**Collected data**
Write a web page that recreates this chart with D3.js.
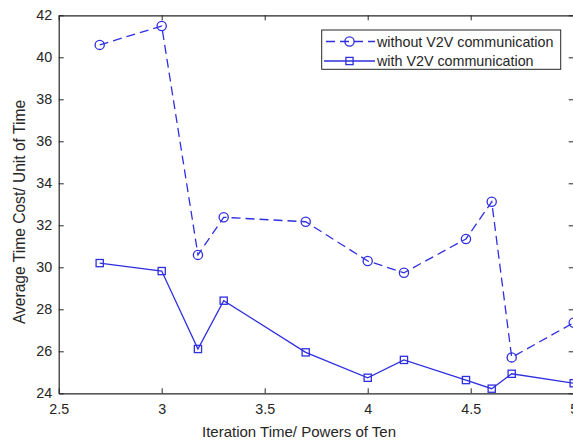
<!DOCTYPE html>
<html><head><meta charset="utf-8">
<script src="https://cdn.jsdelivr.net/npm/d3@7"></script>
<style>body{margin:0;background:#fff}svg{display:block}text{font-family:"Liberation Sans",Arial,sans-serif;fill:#262626}</style>
</head><body><svg id="c" width="573" height="441"></svg>
<script>
const xValues = [2.699, 3.0, 3.176, 3.301, 3.699, 4.0, 4.176, 4.477, 4.602, 4.699, 5.0];
const withoutV2V = [40.59, 41.49, 30.59, 32.38, 32.17, 30.3, 29.74, 31.35, 33.12, 25.71, 27.36];
const withV2V = [30.2, 29.82, 26.11, 28.41, 25.95, 24.74, 25.59, 24.63, 24.22, 24.93, 24.48];
const xTicks = [2.5, 3, 3.5, 4, 4.5, 5];
const yTicks = [24, 26, 28, 30, 32, 34, 36, 38, 40, 42];
const seriesNames = ["without V2V communication", "with V2V communication"];

const svg = d3.select("#c");
const L = 58.7, R = 573.7, T = 15.3, B = 393.3;
const x = d3.scaleLinear().domain([2.5, 5]).range([L, R]);
const y = d3.scaleLinear().domain([24, 42]).range([B, T]);
const col = "#2f2fe0", axCol = "#262626";

const fmt = d => String(d);
const gB = svg.append("g").attr("transform", `translate(0,${B})`)
  .call(d3.axisBottom(x).tickValues(xTicks).tickFormat(fmt).tickSizeInner(-5).tickSizeOuter(0).tickPadding(11));
const gT = svg.append("g").attr("transform", `translate(0,${T})`)
  .call(d3.axisTop(x).tickValues(xTicks).tickFormat("").tickSizeInner(-5).tickSizeOuter(0));
const gL = svg.append("g").attr("transform", `translate(${L},0)`)
  .call(d3.axisLeft(y).tickValues(yTicks).tickFormat(fmt).tickSizeInner(-5).tickSizeOuter(0).tickPadding(6.5));
const gR = svg.append("g").attr("transform", `translate(${R},0)`)
  .call(d3.axisRight(y).tickValues(yTicks).tickFormat("").tickSizeInner(-5).tickSizeOuter(0));
[gB, gT, gL, gR].forEach(g => {
  g.selectAll("path.domain").attr("stroke", axCol).attr("stroke-width", 1.2);
  g.selectAll(".tick line").attr("stroke", axCol).attr("stroke-width", 1);
  g.selectAll(".tick text").attr("font-size", 14.3).attr("fill", "#262626")
    .style("font-family", '"Liberation Sans",Arial,sans-serif');
});

const line = d3.line().x((d, i) => x(xValues[i])).y(d => y(d));
svg.append("path").datum(withoutV2V).attr("d", line).attr("fill", "none")
  .attr("stroke", col).attr("stroke-width", 1.3).attr("stroke-dasharray", "9,5");
svg.append("path").datum(withV2V).attr("d", line).attr("fill", "none")
  .attr("stroke", col).attr("stroke-width", 1.3);

svg.append("g").selectAll("circle").data(withoutV2V).join("circle")
  .attr("cx", (d, i) => x(xValues[i])).attr("cy", d => y(d)).attr("r", 4.6)
  .attr("fill", "none").attr("stroke", col).attr("stroke-width", 1.3);
svg.append("g").selectAll("rect").data(withV2V).join("rect")
  .attr("x", (d, i) => x(xValues[i]) - 3.6).attr("y", d => y(d) - 3.6)
  .attr("width", 7.2).attr("height", 7.2)
  .attr("fill", "none").attr("stroke", col).attr("stroke-width", 1.3);

svg.append("text").attr("x", 299).attr("y", 437).attr("text-anchor", "middle")
  .attr("font-size", 15).text("Iteration Time/ Powers of Ten");
svg.append("text").attr("transform", `translate(25,212) rotate(-90)`)
  .attr("text-anchor", "middle").attr("font-size", 15.6).text("Average Time Cost/ Unit of Time");

const lg = svg.append("g");
lg.append("rect").attr("x", 321.7).attr("y", 30).attr("width", 239).attr("height", 39.3)
  .attr("fill", "#fff").attr("stroke", axCol).attr("stroke-width", 1);
const rows = [41.5, 61];
lg.append("line").attr("x1", 324).attr("x2", 375).attr("y1", rows[0]).attr("y2", rows[0])
  .attr("stroke", col).attr("stroke-width", 1.3).attr("stroke-dasharray", "9,5").attr("stroke-dashoffset", -2);
lg.append("circle").attr("cx", 349.5).attr("cy", rows[0]).attr("r", 4.6)
  .attr("fill", "none").attr("stroke", col).attr("stroke-width", 1.3);
lg.append("line").attr("x1", 324).attr("x2", 375).attr("y1", rows[1]).attr("y2", rows[1])
  .attr("stroke", col).attr("stroke-width", 1.3);
lg.append("rect").attr("x", 349.5 - 3.6).attr("y", rows[1] - 3.6).attr("width", 7.2).attr("height", 7.2)
  .attr("fill", "none").attr("stroke", col).attr("stroke-width", 1.3);
seriesNames.forEach((s, i) => {
  lg.append("text").attr("x", 377).attr("y", rows[i] + 5).attr("font-size", 14.3).text(s);
});
</script></body></html>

**Task objective**
Reproduce every line exactly and omit all pictures.

**Solution below**
Write a web page that recreates this chart with D3.js.
<!DOCTYPE html>
<html><head><meta charset="utf-8">
<script src="https://cdn.jsdelivr.net/npm/d3@7"></script>
<style>body{margin:0;background:#fff}svg{display:block}text{font-family:"Liberation Sans",Arial,sans-serif;fill:#262626}</style>
</head><body><svg id="c" width="573" height="441"></svg>
<script>
const xValues = [2.699, 3.0, 3.176, 3.301, 3.699, 4.0, 4.176, 4.477, 4.602, 4.699, 5.0];
const withoutV2V = [40.59, 41.49, 30.59, 32.38, 32.17, 30.3, 29.74, 31.35, 33.12, 25.71, 27.36];
const withV2V = [30.2, 29.82, 26.11, 28.41, 25.95, 24.74, 25.59, 24.63, 24.22, 24.93, 24.48];
const xTicks = [2.5, 3, 3.5, 4, 4.5, 5];
const yTicks = [24, 26, 28, 30, 32, 34, 36, 38, 40, 42];
const seriesNames = ["without V2V communication", "with V2V communication"];

const svg = d3.select("#c");
const L = 58.7, R = 573.7, T = 15.3, B = 393.3;
const x = d3.scaleLinear().domain([2.5, 5]).range([L, R]);
const y = d3.scaleLinear().domain([24, 42]).range([B, T]);
const col = "#2f2fe0", axCol = "#262626";

const fmt = d => String(d);
const gB = svg.append("g").attr("transform", `translate(0,${B})`)
  .call(d3.axisBottom(x).tickValues(xTicks).tickFormat(fmt).tickSizeInner(-5).tickSizeOuter(0).tickPadding(11));
const gT = svg.append("g").attr("transform", `translate(0,${T})`)
  .call(d3.axisTop(x).tickValues(xTicks).tickFormat("").tickSizeInner(-5).tickSizeOuter(0));
const gL = svg.append("g").attr("transform", `translate(${L},0)`)
  .call(d3.axisLeft(y).tickValues(yTicks).tickFormat(fmt).tickSizeInner(-5).tickSizeOuter(0).tickPadding(6.5));
const gR = svg.append("g").attr("transform", `translate(${R},0)`)
  .call(d3.axisRight(y).tickValues(yTicks).tickFormat("").tickSizeInner(-5).tickSizeOuter(0));
[gB, gT, gL, gR].forEach(g => {
  g.selectAll("path.domain").attr("stroke", axCol).attr("stroke-width", 1.2);
  g.selectAll(".tick line").attr("stroke", axCol).attr("stroke-width", 1);
  g.selectAll(".tick text").attr("font-size", 14.3).attr("fill", "#262626")
    .style("font-family", '"Liberation Sans",Arial,sans-serif');
});

const line = d3.line().x((d, i) => x(xValues[i])).y(d => y(d));
svg.append("path").datum(withoutV2V).attr("d", line).attr("fill", "none")
  .attr("stroke", col).attr("stroke-width", 1.3).attr("stroke-dasharray", "9,5");
svg.append("path").datum(withV2V).attr("d", line).attr("fill", "none")
  .attr("stroke", col).attr("stroke-width", 1.3);

svg.append("g").selectAll("circle").data(withoutV2V).join("circle")
  .attr("cx", (d, i) => x(xValues[i])).attr("cy", d => y(d)).attr("r", 4.6)
  .attr("fill", "none").attr("stroke", col).attr("stroke-width", 1.3);
svg.append("g").selectAll("rect").data(withV2V).join("rect")
  .attr("x", (d, i) => x(xValues[i]) - 3.6).attr("y", d => y(d) - 3.6)
  .attr("width", 7.2).attr("height", 7.2)
  .attr("fill", "none").attr("stroke", col).attr("stroke-width", 1.3);

svg.append("text").attr("x", 299).attr("y", 437).attr("text-anchor", "middle")
  .attr("font-size", 15).text("Iteration Time/ Powers of Ten");
svg.append("text").attr("transform", `translate(25,212) rotate(-90)`)
  .attr("text-anchor", "middle").attr("font-size", 15.6).text("Average Time Cost/ Unit of Time");

const lg = svg.append("g");
lg.append("rect").attr("x", 321.7).attr("y", 30).attr("width", 239).attr("height", 39.3)
  .attr("fill", "#fff").attr("stroke", axCol).attr("stroke-width", 1);
const rows = [41.5, 61];
lg.append("line").attr("x1", 324).attr("x2", 375).attr("y1", rows[0]).attr("y2", rows[0])
  .attr("stroke", col).attr("stroke-width", 1.3).attr("stroke-dasharray", "9,5").attr("stroke-dashoffset", -2);
lg.append("circle").attr("cx", 349.5).attr("cy", rows[0]).attr("r", 4.6)
  .attr("fill", "none").attr("stroke", col).attr("stroke-width", 1.3);
lg.append("line").attr("x1", 324).attr("x2", 375).attr("y1", rows[1]).attr("y2", rows[1])
  .attr("stroke", col).attr("stroke-width", 1.3);
lg.append("rect").attr("x", 349.5 - 3.6).attr("y", rows[1] - 3.6).attr("width", 7.2).attr("height", 7.2)
  .attr("fill", "none").attr("stroke", col).attr("stroke-width", 1.3);
seriesNames.forEach((s, i) => {
  lg.append("text").attr("x", 377).attr("y", rows[i] + 5).attr("font-size", 14.3).text(s);
});
</script></body></html>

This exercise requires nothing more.